The pair was in Atlanta today to lead a morning workshop at the national EL Education Conference. Benson and Fiarman told the 60 school teachers, administrators and counselors in the workshop that it was important to see their class through a racial and gender lens to discern the bias, implicit or otherwise, that affects and diminishes students.
They acknowledge that conversations on race are uncomfortable, but contend they are vital to improving outcomes for kids. Benson is black; Fiarman is white. With candor, they recount their own uncomfortable conversations over the years around race as educators in the trenches and then as collaborators on the book.
For example, Fiarman said she once sought Benson’s advice on dealing with black students who kept talking during class. She asked how to get the students to cease chatting and pay greater attention. Benson surprised her with his response: White students are also talking in your class. You just don’t see it because of your bias.
“I was shocked, and said I was deeply interested in the success of all my students,” said Fiarman. “But, when I went back to class, I noticed, in fact, white students were doing the exact same thing, and I had not been noticing. The deficit did not lie in the students; it lay in my poor classroom management. The problem was something that I needed to address.”
In an interview before the workshop, Benson said students can help schools recognize unconscious bias. As an assistant principal at a middle school, Benson wondered why students of color were not seeking after-school homework help or going to clubs. The school staff maintained the children didn’t come because they didn’t care about their grades, had no push from home to participate or needed to go straight home to watch younger siblings.
But Benson and his leadership team surveyed students and found those assumptions were all wrong. The children gave three reasons for not attending; they feared they’d be the only students of color at the activities; they worried they wouldn’t have any friends there as a result; they didn’t feel their teachers cared if they came. When the teachers addressed those concerns, the participation of black and Latino kids went from 1 percent to 54 percent after one quarter.
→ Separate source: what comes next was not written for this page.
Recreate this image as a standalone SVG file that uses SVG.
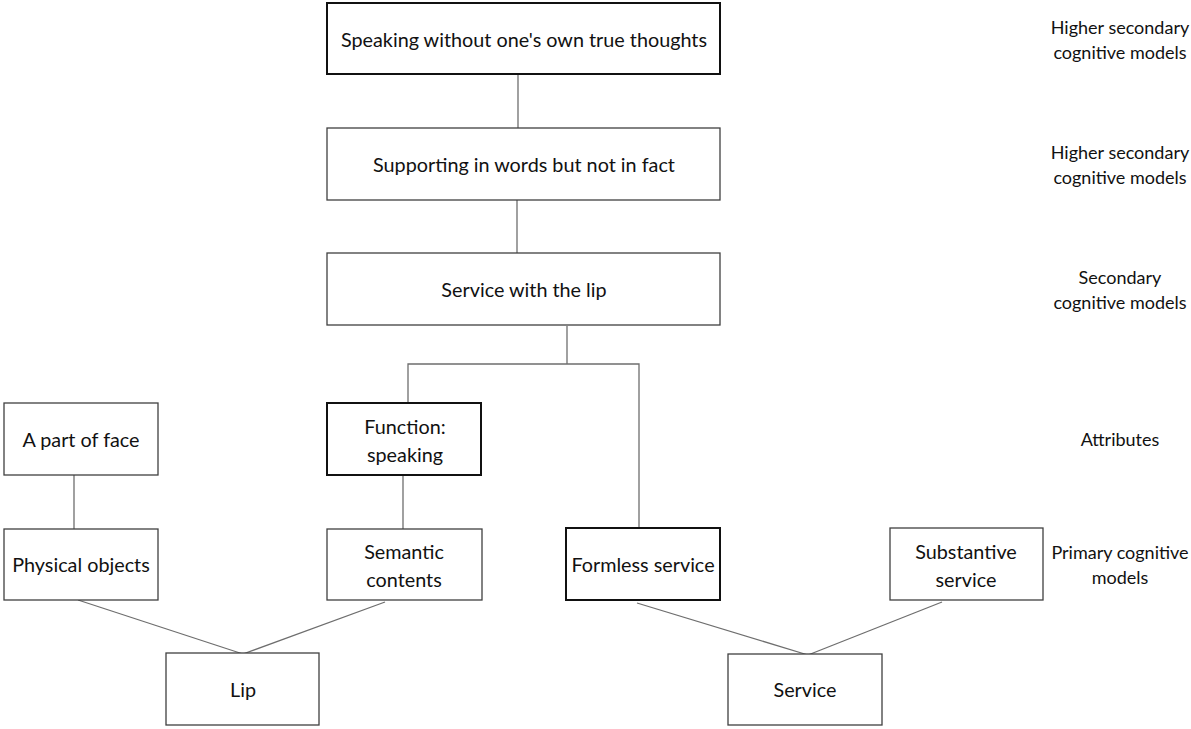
<svg xmlns="http://www.w3.org/2000/svg" width="1191" height="729" viewBox="0 0 1191 729">
<style>
.box{fill:#fff;stroke:#404040;stroke-width:1.3}
.bold{fill:#fff;stroke:#111;stroke-width:2}
.t{font-family:Lato,"Open Sans",sans-serif;font-size:19.8px;fill:#111;text-anchor:middle}
.l{font-family:Lato,"Open Sans",sans-serif;font-size:18px;fill:#111;text-anchor:middle}
.c line,.c polyline{stroke:#6e6e6e;stroke-width:1.3;fill:none}
</style>
<rect width="1191" height="729" fill="#fff"/>
<g class="c" id="connectors">
<line x1="518" y1="74" x2="518" y2="128"/>
<line x1="517" y1="200" x2="517" y2="253"/>
<line x1="567" y1="326" x2="567" y2="364"/>
<polyline points="408,403 408,364 639,364 639,528"/>
<line x1="74" y1="475" x2="74" y2="529"/>
<line x1="403" y1="475" x2="403" y2="529"/>
<line x1="78" y1="600" x2="243" y2="654"/>
<line x1="385" y1="602" x2="243" y2="654"/>
<line x1="637" y1="603" x2="808" y2="655"/>
<line x1="942" y1="602" x2="808" y2="655"/>
</g>
<g id="n1"><rect class="bold" x="327" y="3" width="393" height="71"/><text class="t" x="524" y="47">Speaking without one's own true thoughts</text></g>
<g id="n2"><rect class="box" x="327" y="128" width="393" height="72"/><text class="t" x="524" y="172">Supporting in words but not in fact</text></g>
<g id="n3"><rect class="box" x="327" y="253" width="393" height="72"/><text class="t" x="524" y="297">Service with the lip</text></g>
<g id="n4"><rect class="box" x="4" y="403" width="154" height="72"/><text class="t" x="81" y="447">A part of face</text></g>
<g id="n5"><rect class="bold" x="327" y="403" width="154" height="72"/><text class="t" x="405" y="434">Function:</text><text class="t" x="405" y="462">speaking</text></g>
<g id="n6"><rect class="box" x="4" y="529" width="154" height="71"/><text class="t" x="81" y="572">Physical objects</text></g>
<g id="n7"><rect class="box" x="327" y="529" width="155" height="71"/><text class="t" x="404" y="559">Semantic</text><text class="t" x="404" y="587">contents</text></g>
<g id="n8"><rect class="bold" x="566" y="528" width="154" height="72"/><text class="t" x="643" y="572">Formless service</text></g>
<g id="n9"><rect class="box" x="890" y="528" width="153" height="72"/><text class="t" x="966" y="559">Substantive</text><text class="t" x="966" y="587">service</text></g>
<g id="n10"><rect class="box" x="166" y="653" width="153" height="72"/><text class="t" x="243" y="697">Lip</text></g>
<g id="n11"><rect class="box" x="728" y="654" width="154" height="71"/><text class="t" x="805" y="697">Service</text></g>
<g id="labels">
<text class="l" x="1120" y="34">Higher secondary</text><text class="l" x="1120" y="59">cognitive models</text>
<text class="l" x="1120" y="159">Higher secondary</text><text class="l" x="1120" y="184">cognitive models</text>
<text class="l" x="1120" y="284">Secondary</text><text class="l" x="1120" y="309">cognitive models</text>
<text class="l" x="1120" y="446">Attributes</text>
<text class="l" x="1120" y="559">Primary cognitive</text><text class="l" x="1120" y="584">models</text>
</g>
</svg>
As a new high school principal, Benson was taken aback when a black student accused him and the staff of coming down harder on black kids. While all students lingered in the halls between class changes, the teen said staff targeted black students. The student asked, "How come when we are standing and talking to our friends -- just like the white students -- not causing any trouble, you or some teacher comes over to us and tells us to get to class?"
Benson observed the hallways for a week and realized the student was right. Teachers were only admonishing black students for tarrying, ignoring white students also dallying.
"When you think there are eight transitions a day and this is going on every day, students of color are being taught that, because of their likeness, when they demonstrate the same behavior as white students, they have to be corrected first. When a student experiences this every day, they are more likely to become combative, to ask, 'Why are you clearing me first?'"
Students of color face daily small doses of bias that accumulate and denigrate their intellectual capacity, their experiences and their well-being, said Fiarman
She and Benson urged educators to shift from deficit thinking that considers only what students of color don’t bring to school and focus instead on the assets they do have. That requires re-framing the big questions. Rather than question why brown and black children are lagging in math, schools should ask what they're doing in their math instruction that is not reaching black and brown children.
Benson said racism cannot be discussed without discomfort, introducing a bit of discomfort into the workshop when he pointed out the black and brown women in the room were offering the most insights. Too often, he said, “These hard conversations are put on the backs of black women.”
A white female administrator in the workshop responded, “When you have to turn that mirror on yourself, it can be uncomfortable. You have to become comfortable with being uncomfortable.”
Whites are not used to being discomforted, said Benson. As a new high school principal in a school with white teachers and a majority white student body, Benson discovered the most experienced teachers taught only honors courses. The least experienced teachers taught the standard-level classes.
Benson dug into the data and found students in standard-level classes — many of whom were students of color — experienced an average of eight novice teachers during their four years. Students in honors rarely had one. He decided to “rip off the Band-Aid,” redistributing staff so veteran teachers taught a range of classes, which eventually contributed to improved student achievement across all student groups.
But the dramatic move also cost Benson five teachers who left rather than teach lower-level classes. Those teachers also rallied white parents, who protested their children were being denied deserved opportunities.
“While we did create a more equitable playing field, there was push-back. That is because for those who are accustomed to privilege, equity feels like oppression,” said Benson.
Because we have been taught that racism is bad, Benson said few whites are willing to accede they or their actions are complicit in any way, declaring, "I don't see color" or "I treat everyone the same."
Teachers who care about their students must face these unconscious biases, said Benson, and can begin by asking of every program and practice: "What is our impact on students of color? How will we find out?"